At dawn on April 24, while the armed men were gathering west of the village, the Palmach launched a surprise attack on Ghuwayr Abu Shusha. The villagers were ordered not to resist, as there was no longer anyone requiring protection in the village. The displaced inhabitants remained in Rama until it too fell, often returning to the village to retrieve belongings. Eventually, many were forced to settle in the Ain al-Hilweh refugee camp in southern Lebanon, where interviews were conducted in 1973.

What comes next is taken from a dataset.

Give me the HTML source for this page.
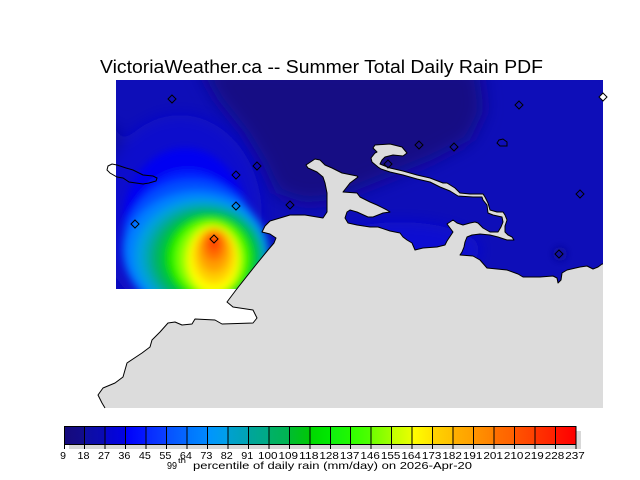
<!DOCTYPE html>
<html><head><meta charset="utf-8"><style>
html,body{margin:0;padding:0;background:#fff;}
svg{display:block;}
text{font-family:"Liberation Sans",sans-serif;fill:#000;}
</style></head><body>
<svg width="640" height="480" viewBox="0 0 640 480" xmlns="http://www.w3.org/2000/svg">
<defs>
<clipPath id="fc"><rect x="116" y="80" width="487" height="209"/></clipPath>
<filter id="b14" filterUnits="userSpaceOnUse" x="0" y="0" width="640" height="480"><feGaussianBlur stdDeviation="9"/></filter>
<filter id="b8" filterUnits="userSpaceOnUse" x="0" y="0" width="640" height="480"><feGaussianBlur stdDeviation="8"/></filter>
<filter id="b4" filterUnits="userSpaceOnUse" x="0" y="0" width="640" height="480"><feGaussianBlur stdDeviation="4"/></filter>
<linearGradient id="cb" gradientUnits="userSpaceOnUse" x1="64" y1="0" x2="576" y2="0">
<stop offset="0" stop-color="#150a7c"/><stop offset="0.04" stop-color="#120c8c"/>
<stop offset="0.04" stop-color="#0e0ea2"/><stop offset="0.08" stop-color="#0a0ab4"/>
<stop offset="0.08" stop-color="#0606cc"/><stop offset="0.12" stop-color="#0202e2"/>
<stop offset="0.12" stop-color="#0000fa"/><stop offset="0.16" stop-color="#0418ff"/>
<stop offset="0.16" stop-color="#0828ff"/><stop offset="0.20" stop-color="#0a40ff"/>
<stop offset="0.20" stop-color="#0850ff"/><stop offset="0.24" stop-color="#0468ff"/>
<stop offset="0.24" stop-color="#0074ff"/><stop offset="0.28" stop-color="#0088ff"/>
<stop offset="0.28" stop-color="#0094ff"/><stop offset="0.32" stop-color="#00a0e8"/>
<stop offset="0.32" stop-color="#00a0d0"/><stop offset="0.36" stop-color="#00a4b4"/>
<stop offset="0.36" stop-color="#00a49c"/><stop offset="0.40" stop-color="#00ac84"/>
<stop offset="0.40" stop-color="#00b068"/><stop offset="0.44" stop-color="#00b450"/>
<stop offset="0.44" stop-color="#00bc30"/><stop offset="0.48" stop-color="#00c808"/>
<stop offset="0.48" stop-color="#00d800"/><stop offset="0.52" stop-color="#00e800"/>
<stop offset="0.52" stop-color="#10f010"/><stop offset="0.56" stop-color="#20f800"/>
<stop offset="0.56" stop-color="#30ff00"/><stop offset="0.60" stop-color="#50ff00"/>
<stop offset="0.60" stop-color="#70ff00"/><stop offset="0.64" stop-color="#a0ff00"/>
<stop offset="0.64" stop-color="#c0ff00"/><stop offset="0.68" stop-color="#e8ff00"/>
<stop offset="0.68" stop-color="#ffff00"/><stop offset="0.72" stop-color="#ffe400"/>
<stop offset="0.72" stop-color="#ffd400"/><stop offset="0.76" stop-color="#ffc000"/>
<stop offset="0.76" stop-color="#ffb000"/><stop offset="0.80" stop-color="#ffa000"/>
<stop offset="0.80" stop-color="#ff9400"/><stop offset="0.84" stop-color="#ff8000"/>
<stop offset="0.84" stop-color="#ff7000"/><stop offset="0.88" stop-color="#ff6000"/>
<stop offset="0.88" stop-color="#ff5400"/><stop offset="0.92" stop-color="#ff4000"/>
<stop offset="0.92" stop-color="#ff3400"/><stop offset="0.96" stop-color="#ff2000"/>
<stop offset="0.96" stop-color="#ff1400"/><stop offset="1" stop-color="#ff0000"/>
</linearGradient>
</defs>

<!-- Title -->
<text x="100" y="73" font-size="18" textLength="443" lengthAdjust="spacingAndGlyphs">VictoriaWeather.ca -- Summer Total Daily Rain PDF</text>

<!-- Field -->
<g clip-path="url(#fc)">
  <rect x="116" y="80" width="487" height="209" fill="#0e0eb8"/>
  <g filter="url(#b14)">
    <polygon points="199,66 478,66 484,110 470,140 432,160 382,180 332,200 305,203 276,193 262,162 244,132 218,100" fill="#160984"/>
  </g>
  <g filter="url(#b8)">
    <ellipse cx="400" cy="250" rx="80" ry="28" fill="#0707d2"/>
    <ellipse cx="108" cy="185" rx="18" ry="62" fill="#0e0c9a"/>
    <ellipse cx="180" cy="215" rx="82" ry="100" fill="#0808cc"/>
  </g>
  <g filter="url(#b4)">
    <ellipse cx="560" cy="254" rx="7" ry="7" fill="#0a0a9c"/>
    <ellipse cx="185" cy="222" rx="62" ry="74" fill="#0000f2"/>
    <ellipse cx="188" cy="236" rx="60" ry="66" fill="#0020ff"/>
    <ellipse cx="192" cy="247" rx="70" ry="67" fill="#0050ff"/>
    <ellipse cx="197" cy="253" rx="72" ry="62" fill="#0080ff"/>
    <ellipse cx="201" cy="256" rx="66" ry="57" fill="#00a0e0"/>
    <ellipse cx="204" cy="257" rx="60" ry="53" fill="#00a8a8"/>
    <ellipse cx="207" cy="258" rx="55" ry="49" fill="#00b460"/>
    <ellipse cx="209" cy="258" rx="47" ry="44" fill="#00d000"/>
    <ellipse cx="210" cy="258" rx="40" ry="40" fill="#30f800"/>
    <ellipse cx="211" cy="259" rx="33" ry="37" fill="#90ff00"/>
    <ellipse cx="213" cy="260" rx="26" ry="34" fill="#ffff00"/>
    <ellipse cx="214" cy="256" rx="21" ry="28" fill="#ffd000"/>
    <ellipse cx="214" cy="251" rx="16" ry="22" fill="#ffa000"/>
    <ellipse cx="214" cy="246" rx="11" ry="15" fill="#ff7000"/>
    <ellipse cx="214" cy="243" rx="6" ry="8" fill="#ff4000"/>
  </g>
</g>

<!-- Land -->
<polygon fill="#dcdcdc" points="105,408 102,403 98,395 103,388 115,383 123,377 127,363 142,353 150,347 152,340 160,332 168,323 175,322 182,325 192,324 195,319 215,320 222,324 253,323 257,318 253,310 233,307 227,302 236,290 255,266 268,250 274,243 276,238 270,234 262,232 265,226 270,221 280,218 290,215 305,215 323,218 327,212 327,193 325,183 323,177 317,172 308,168 306,165 312,161 315,159 320,160 325,165 332,168 342,173 357,176 358,177 350,183 343,192 357,193 360,197 370,202 377,205 387,210 390,212 383,213 373,217 368,217 357,212 350,210 347,212 345,218 348,223 357,225 370,227 378,227 390,231 400,233 403,237 407,240 412,243 415,250 423,248 437,247 445,245 447,241 453,232 447,224 453,220 457,223 463,225 470,223 475,222 478,223 483,228 490,232 498,232 501,227 503,222 502,217 493,215 488,213 487,205 483,200 482,197 473,197 458,196 450,191 440,187 430,182 417,179 403,175 390,172 381,169 378,167 372,162 371,158 375,153 377,152 373,148 375,145 390,144 402,147 407,153 403,156 393,155 385,157 382,160 380,164 390,168 403,171 417,175 430,178 443,183 447,183 455,188 460,193 470,194 483,194 485,197 488,203 490,210 497,212 503,212 505,215 507,220 505,226 505,232 508,235 512,237 514,240 507,240 498,237 490,235 480,234 472,235 467,237 465,242 464,247 462,252 460,255 473,256 480,260 487,268 507,270 518,274 523,277 540,277 553,276 557,278 558,283 561,280 562,273 567,270 580,267 587,266 593,269 598,267 602,264 603,264 603,408"/>
<polyline fill="none" stroke="#000" stroke-width="1" stroke-linejoin="round" points="105,408 102,403 98,395 103,388 115,383 123,377 127,363 142,353 150,347 152,340 160,332 168,323 175,322 182,325 192,324 195,319 215,320 222,324 253,323 257,318 253,310 233,307 227,302 236,290 255,266 268,250 274,243 276,238 270,234 262,232 265,226 270,221 280,218 290,215 305,215 323,218 327,212 327,193 325,183 323,177 317,172 308,168 306,165 312,161 315,159 320,160 325,165 332,168 342,173 357,176 358,177 350,183 343,192 357,193 360,197 370,202 377,205 387,210 390,212 383,213 373,217 368,217 357,212 350,210 347,212 345,218 348,223 357,225 370,227 378,227 390,231 400,233 403,237 407,240 412,243 415,250 423,248 437,247 445,245 447,241 453,232 447,224 453,220 457,223 463,225 470,223 475,222 478,223 483,228 490,232 498,232 501,227 503,222 502,217 493,215 488,213 487,205 483,200 482,197 473,197 458,196 450,191 440,187 430,182 417,179 403,175 390,172 381,169 378,167 372,162 371,158 375,153 377,152 373,148 375,145 390,144 402,147 407,153 403,156 393,155 385,157 382,160 380,164 390,168 403,171 417,175 430,178 443,183 447,183 455,188 460,193 470,194 483,194 485,197 488,203 490,210 497,212 503,212 505,215 507,220 505,226 505,232 508,235 512,237 514,240 507,240 498,237 490,235 480,234 472,235 467,237 465,242 464,247 462,252 460,255 473,256 480,260 487,268 507,270 518,274 523,277 540,277 553,276 557,278 558,283 561,280 562,273 567,270 580,267 587,266 593,269 598,267 602,264 603,264"/>

<!-- Island outline -->
<polygon fill="none" stroke="#000" stroke-width="1" points="108,166 112,164 117,165 126,168 133,170 143,175 153,176 157,178 156,181 149,183 143,184 136,183 129,182 123,178 117,177 110,173 107,170"/>

<!-- Stations -->
<g fill="none" stroke="#000" stroke-width="1">
  <polygon points="172,95 176,99 172,103 168,99"/>
  <polygon points="257,162 261,166 257,170 253,166"/>
  <polygon points="236,171 240,175 236,179 232,175"/>
  <polygon points="236,202 240,206 236,210 232,206"/>
  <polygon points="290,201 294,205 290,209 286,205"/>
  <polygon points="135,220 139,224 135,228 131,224"/>
  <polygon points="214,235 218,239 214,243 210,239"/>
  <polygon points="388,160 392,164 388,168 384,164"/>
  <polygon points="419,141 423,145 419,149 415,145"/>
  <polygon points="454,143 458,147 454,151 450,147"/>
  <polygon points="499,140 503,139 507,142 507,146 500,146 497,143"/>
  <polygon points="519,101 523,105 519,109 515,105"/>
  <polygon points="603,93 607,97 603,101 599,97" fill="#fff"/>
  <polygon points="580,190 584,194 580,198 576,194"/>
  <polygon points="559,250 563,254 559,258 555,254"/>
</g>

<!-- Colorbar -->
<rect x="69" y="445" width="512" height="4" fill="#d8d8d8"/>
<rect x="576" y="431" width="5" height="18" fill="#d8d8d8"/>
<rect x="64.5" y="426.5" width="511.5" height="18" fill="url(#cb)" stroke="#000" stroke-width="1"/>
<g stroke="#000" stroke-width="1">
  <path d="M64.5 426V449 M84.5 426V449 M105 426V449 M125.5 426V449 M146 426V449 M166.5 426V449 M187 426V449 M207.5 426V449 M228 426V449 M248.5 426V449 M269 426V449 M289.5 426V449 M310 426V449 M330.5 426V449 M350.5 426V449 M371 426V449 M391.5 426V449 M412 426V449 M432.5 426V449 M453 426V449 M473.5 426V449 M494 426V449 M514.5 426V449 M535 426V449 M555.5 426V449 M576 426V449"/>
</g>
<g font-size="10.5" text-anchor="middle">
  <text x="63" y="459">9</text>
  <text x="83.5" y="459" textLength="12" lengthAdjust="spacingAndGlyphs">18</text>
  <text x="104" y="459" textLength="12" lengthAdjust="spacingAndGlyphs">27</text>
  <text x="124.4" y="459" textLength="12" lengthAdjust="spacingAndGlyphs">36</text>
  <text x="144.9" y="459" textLength="12" lengthAdjust="spacingAndGlyphs">45</text>
  <text x="165.4" y="459" textLength="12" lengthAdjust="spacingAndGlyphs">55</text>
  <text x="185.9" y="459" textLength="12" lengthAdjust="spacingAndGlyphs">64</text>
  <text x="206.4" y="459" textLength="12" lengthAdjust="spacingAndGlyphs">73</text>
  <text x="226.8" y="459" textLength="12" lengthAdjust="spacingAndGlyphs">82</text>
  <text x="247.3" y="459" textLength="12" lengthAdjust="spacingAndGlyphs">91</text>
  <text x="267.8" y="459" textLength="19.5" lengthAdjust="spacingAndGlyphs">100</text>
  <text x="288.3" y="459" textLength="19.5" lengthAdjust="spacingAndGlyphs">109</text>
  <text x="308.8" y="459" textLength="19.5" lengthAdjust="spacingAndGlyphs">118</text>
  <text x="329.2" y="459" textLength="19.5" lengthAdjust="spacingAndGlyphs">128</text>
  <text x="349.7" y="459" textLength="19.5" lengthAdjust="spacingAndGlyphs">137</text>
  <text x="370.2" y="459" textLength="19.5" lengthAdjust="spacingAndGlyphs">146</text>
  <text x="390.7" y="459" textLength="19.5" lengthAdjust="spacingAndGlyphs">155</text>
  <text x="411.2" y="459" textLength="19.5" lengthAdjust="spacingAndGlyphs">164</text>
  <text x="431.6" y="459" textLength="19.5" lengthAdjust="spacingAndGlyphs">173</text>
  <text x="452.1" y="459" textLength="19.5" lengthAdjust="spacingAndGlyphs">182</text>
  <text x="472.6" y="459" textLength="19.5" lengthAdjust="spacingAndGlyphs">191</text>
  <text x="493.1" y="459" textLength="19.5" lengthAdjust="spacingAndGlyphs">201</text>
  <text x="513.6" y="459" textLength="19.5" lengthAdjust="spacingAndGlyphs">210</text>
  <text x="534" y="459" textLength="19.5" lengthAdjust="spacingAndGlyphs">219</text>
  <text x="554.5" y="459" textLength="19.5" lengthAdjust="spacingAndGlyphs">228</text>
  <text x="575" y="459" textLength="19.5" lengthAdjust="spacingAndGlyphs">237</text>
</g>
<text x="167" y="469" font-size="10.5" textLength="10" lengthAdjust="spacingAndGlyphs">99</text>
<text x="178" y="463" font-size="7" textLength="8" lengthAdjust="spacingAndGlyphs">th</text>
<text x="193" y="469" font-size="10.5" textLength="279" lengthAdjust="spacingAndGlyphs">percentile of daily rain (mm/day) on 2026-Apr-20</text>
</svg>
</body></html>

According to Morris, the state confiscated village lands and leased them in the summer or early autumn of 1949 to two neighboring Jewish settlements. Matzad (197249) lies approximately two kilometers east of the village site. The lease duration was only one year, and Morris does not clarify whether longer leases or land ownership titles were subsequently granted.

The Village Today

The site is dominated by wild plants and thorns, including Christ’s thorn and cactus plants. Among the stone rubble and some olive trees remain the shrine of Sheikh Muhammad and the remains of a mill. In the lowlands, citrus and banana cultivation persists, while the higher elevations are used by Israelis as grazing land for livestock.

Zionist Settlements on Village Lands

The Zionists established the settlement of Einosar (199250) in 1937 to the east of the village on land traditionally belonging to it. The settlement of Lakhmin (196252), founded in 1982 on village lands, is located approximately one kilometer northwest of the village site.